═══ Data provided ═══

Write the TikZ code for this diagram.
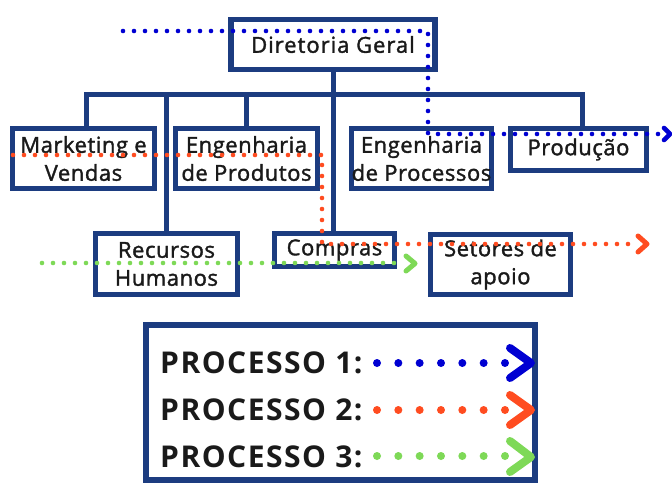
\documentclass[tikz,border=0pt]{standalone}
\usepackage{fontspec}
\setmainfont{Open Sans}
\newfontfamily\nodefont[LetterSpace=2.5, FakeBold=1.6]{Open Sans}
\newfontfamily\dgfont[LetterSpace=4.5, FakeBold=1.6]{Open Sans}
\newfontfamily\legfont[LetterSpace=5]{Open Sans}
\usetikzlibrary{calc}
\definecolor{navy}{RGB}{28,60,128}
\definecolor{ink}{RGB}{26,26,26}
\definecolor{pblue}{RGB}{0,0,210}
\definecolor{pred}{RGB}{255,76,32}
\definecolor{pgreen}{RGB}{126,217,87}
\begin{document}
\begin{tikzpicture}[x=1pt,y=-1pt,
  box/.style={draw=navy, line width=5.5pt, fill=white, align=center, text=ink, inner sep=0pt,
    font=\nodefont\fontsize{22}{28}\selectfont},
  tree/.style={draw=navy, line width=5pt},
  proc/.style={line width=4.6pt, line cap=round, dash pattern=on 0pt off 11pt},
  chev/.style={line width=4.6pt, line cap=round, line join=round},
  legdot/.style={line width=8pt, line cap=round, dash pattern=on 0pt off 21.33pt},
  legchev/.style={line width=8pt, line cap=round, line join=round},
  leg/.style={text=ink, inner sep=0pt, font=\legfont\fontsize{30}{36}\selectfont\bfseries}]
\useasboundingbox (0,0) rectangle (672,482);
\fill[white] (0,0) rectangle (672,482);

% tree connectors
\coordinate (bar) at (334,94);
\node[box, minimum width=204pt, minimum height=50pt, font=\dgfont\fontsize{22}{28}\selectfont] (dg) at (333,44.5) {Diretoria Geral};
\node[box, minimum width=142pt, minimum height=60pt] (mv) at (83.5,158.5) {Marketing e\\Vendas};
\node[box, minimum width=142pt, minimum height=60pt] (epd) at (246.5,158.5) {Engenharia\\de Produtos};
\node[box, minimum width=140pt, minimum height=60pt] (epc) at (421.5,158.5) {Engenharia\\de Processos};
\node[box, minimum width=136pt, minimum height=42pt] (pr) at (578.5,149.5) {Produção};
\node[box, minimum width=142pt, minimum height=61pt] (rh) at (166.5,264) {Recursos\\Humanos};
\node[box, minimum width=120pt, minimum height=33pt] (cp) at (334.5,250) {Compras};
\node[box, minimum width=140pt, minimum height=60pt] (sa) at (500.5,264.5) {Setores de\\apoio};

\draw[tree] ($(mv.north)+(3,0)$) |- (bar) -| ($(pr.north)+(3.5,0)$);
\draw[tree] (dg.south) -- (dg.south |- cp.north);
\draw[tree] (rh.north) -- (rh.north |- bar);
\draw[tree] (epd.north) -- (epd.north |- bar);
\draw[tree] ($(epc.north)+(4,0)$) -- ($(epc.north)+(4,0)$ |- bar);
\draw[tree] ($(sa.north)+(-1.5,0)$) -- ($(sa.north)+(-1.5,0)$ |- bar);

% legend
\node[draw=navy, line width=6pt, fill=white, minimum width=389pt, minimum height=155pt, inner sep=0pt] (lg) at (340,402) {};
\node[leg, anchor=base west] (l1) at (160,373) {PROCESSO 1:};
\node[leg, anchor=base west] (l2) at (160,420) {PROCESSO 2:};
\node[leg, anchor=base west] (l3) at (160,467) {PROCESSO 3:};
\coordinate (d1a) at (377,363); \coordinate (d1b) at (506,363);
\coordinate (d2a) at (377,410); \coordinate (d2b) at (506,410);
\coordinate (d3a) at (377,456); \coordinate (d3b) at (506,456);
\draw[legdot, pblue] (d1a) -- (d1b);
\draw[legdot, pred] (d2a) -- (d2b);
\draw[legdot, pgreen] (d3a) -- (d3b);
\draw[legchev, pblue] (510,348) -- (531,363) -- (510,378);
\draw[legchev, pred] (510,395) -- (531,410) -- (510,425);
\draw[legchev, pgreen] (510,441) -- (531,457) -- (510,472);

% process paths
\coordinate (b0) at (123,31); \coordinate (b1) at (428,31);
\coordinate (b2) at (428,134); \coordinate (b3) at (661,134);
\draw[proc, pblue] (b0) -- (b1) -- (b2) -- (b3);
\draw[chev, pblue] ($(b3)+(3,-6)$) -- ($(b3)+(9,0)$) -- ($(b3)+(3,6)$);

\coordinate (r0) at (13,155); \coordinate (r1) at (322,155);
\coordinate (r2) at (322,244); \coordinate (r3) at (630,244);
\draw[proc, pred] (r0) -- (r1) -- (r2) -- (r3);
\draw[chev, pred, line width=5pt] (638,236) -- (647,244) -- (638,252);

\coordinate (g0) at (42,263); \coordinate (g1) at (398,263);
\draw[proc, pgreen] (g0) -- (g1);
\draw[chev, pgreen, line width=5pt] (406,256) -- (415,263.5) -- (406,271);
\end{tikzpicture}
\end{document}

═══

Print the listing above in full, exactly as written. Omit any pictures.

Solved exercise -
Write the TikZ code for this diagram.
\documentclass[tikz,border=0pt]{standalone}
\usepackage{fontspec}
\setmainfont{Open Sans}
\newfontfamily\nodefont[LetterSpace=2.5, FakeBold=1.6]{Open Sans}
\newfontfamily\dgfont[LetterSpace=4.5, FakeBold=1.6]{Open Sans}
\newfontfamily\legfont[LetterSpace=5]{Open Sans}
\usetikzlibrary{calc}
\definecolor{navy}{RGB}{28,60,128}
\definecolor{ink}{RGB}{26,26,26}
\definecolor{pblue}{RGB}{0,0,210}
\definecolor{pred}{RGB}{255,76,32}
\definecolor{pgreen}{RGB}{126,217,87}
\begin{document}
\begin{tikzpicture}[x=1pt,y=-1pt,
  box/.style={draw=navy, line width=5.5pt, fill=white, align=center, text=ink, inner sep=0pt,
    font=\nodefont\fontsize{22}{28}\selectfont},
  tree/.style={draw=navy, line width=5pt},
  proc/.style={line width=4.6pt, line cap=round, dash pattern=on 0pt off 11pt},
  chev/.style={line width=4.6pt, line cap=round, line join=round},
  legdot/.style={line width=8pt, line cap=round, dash pattern=on 0pt off 21.33pt},
  legchev/.style={line width=8pt, line cap=round, line join=round},
  leg/.style={text=ink, inner sep=0pt, font=\legfont\fontsize{30}{36}\selectfont\bfseries}]
\useasboundingbox (0,0) rectangle (672,482);
\fill[white] (0,0) rectangle (672,482);

% tree connectors
\coordinate (bar) at (334,94);
\node[box, minimum width=204pt, minimum height=50pt, font=\dgfont\fontsize{22}{28}\selectfont] (dg) at (333,44.5) {Diretoria Geral};
\node[box, minimum width=142pt, minimum height=60pt] (mv) at (83.5,158.5) {Marketing e\\Vendas};
\node[box, minimum width=142pt, minimum height=60pt] (epd) at (246.5,158.5) {Engenharia\\de Produtos};
\node[box, minimum width=140pt, minimum height=60pt] (epc) at (421.5,158.5) {Engenharia\\de Processos};
\node[box, minimum width=136pt, minimum height=42pt] (pr) at (578.5,149.5) {Produção};
\node[box, minimum width=142pt, minimum height=61pt] (rh) at (166.5,264) {Recursos\\Humanos};
\node[box, minimum width=120pt, minimum height=33pt] (cp) at (334.5,250) {Compras};
\node[box, minimum width=140pt, minimum height=60pt] (sa) at (500.5,264.5) {Setores de\\apoio};

\draw[tree] ($(mv.north)+(3,0)$) |- (bar) -| ($(pr.north)+(3.5,0)$);
\draw[tree] (dg.south) -- (dg.south |- cp.north);
\draw[tree] (rh.north) -- (rh.north |- bar);
\draw[tree] (epd.north) -- (epd.north |- bar);
\draw[tree] ($(epc.north)+(4,0)$) -- ($(epc.north)+(4,0)$ |- bar);
\draw[tree] ($(sa.north)+(-1.5,0)$) -- ($(sa.north)+(-1.5,0)$ |- bar);

% legend
\node[draw=navy, line width=6pt, fill=white, minimum width=389pt, minimum height=155pt, inner sep=0pt] (lg) at (340,402) {};
\node[leg, anchor=base west] (l1) at (160,373) {PROCESSO 1:};
\node[leg, anchor=base west] (l2) at (160,420) {PROCESSO 2:};
\node[leg, anchor=base west] (l3) at (160,467) {PROCESSO 3:};
\coordinate (d1a) at (377,363); \coordinate (d1b) at (506,363);
\coordinate (d2a) at (377,410); \coordinate (d2b) at (506,410);
\coordinate (d3a) at (377,456); \coordinate (d3b) at (506,456);
\draw[legdot, pblue] (d1a) -- (d1b);
\draw[legdot, pred] (d2a) -- (d2b);
\draw[legdot, pgreen] (d3a) -- (d3b);
\draw[legchev, pblue] (510,348) -- (531,363) -- (510,378);
\draw[legchev, pred] (510,395) -- (531,410) -- (510,425);
\draw[legchev, pgreen] (510,441) -- (531,457) -- (510,472);

% process paths
\coordinate (b0) at (123,31); \coordinate (b1) at (428,31);
\coordinate (b2) at (428,134); \coordinate (b3) at (661,134);
\draw[proc, pblue] (b0) -- (b1) -- (b2) -- (b3);
\draw[chev, pblue] ($(b3)+(3,-6)$) -- ($(b3)+(9,0)$) -- ($(b3)+(3,6)$);

\coordinate (r0) at (13,155); \coordinate (r1) at (322,155);
\coordinate (r2) at (322,244); \coordinate (r3) at (630,244);
\draw[proc, pred] (r0) -- (r1) -- (r2) -- (r3);
\draw[chev, pred, line width=5pt] (638,236) -- (647,244) -- (638,252);

\coordinate (g0) at (42,263); \coordinate (g1) at (398,263);
\draw[proc, pgreen] (g0) -- (g1);
\draw[chev, pgreen, line width=5pt] (406,256) -- (415,263.5) -- (406,271);
\end{tikzpicture}
\end{document}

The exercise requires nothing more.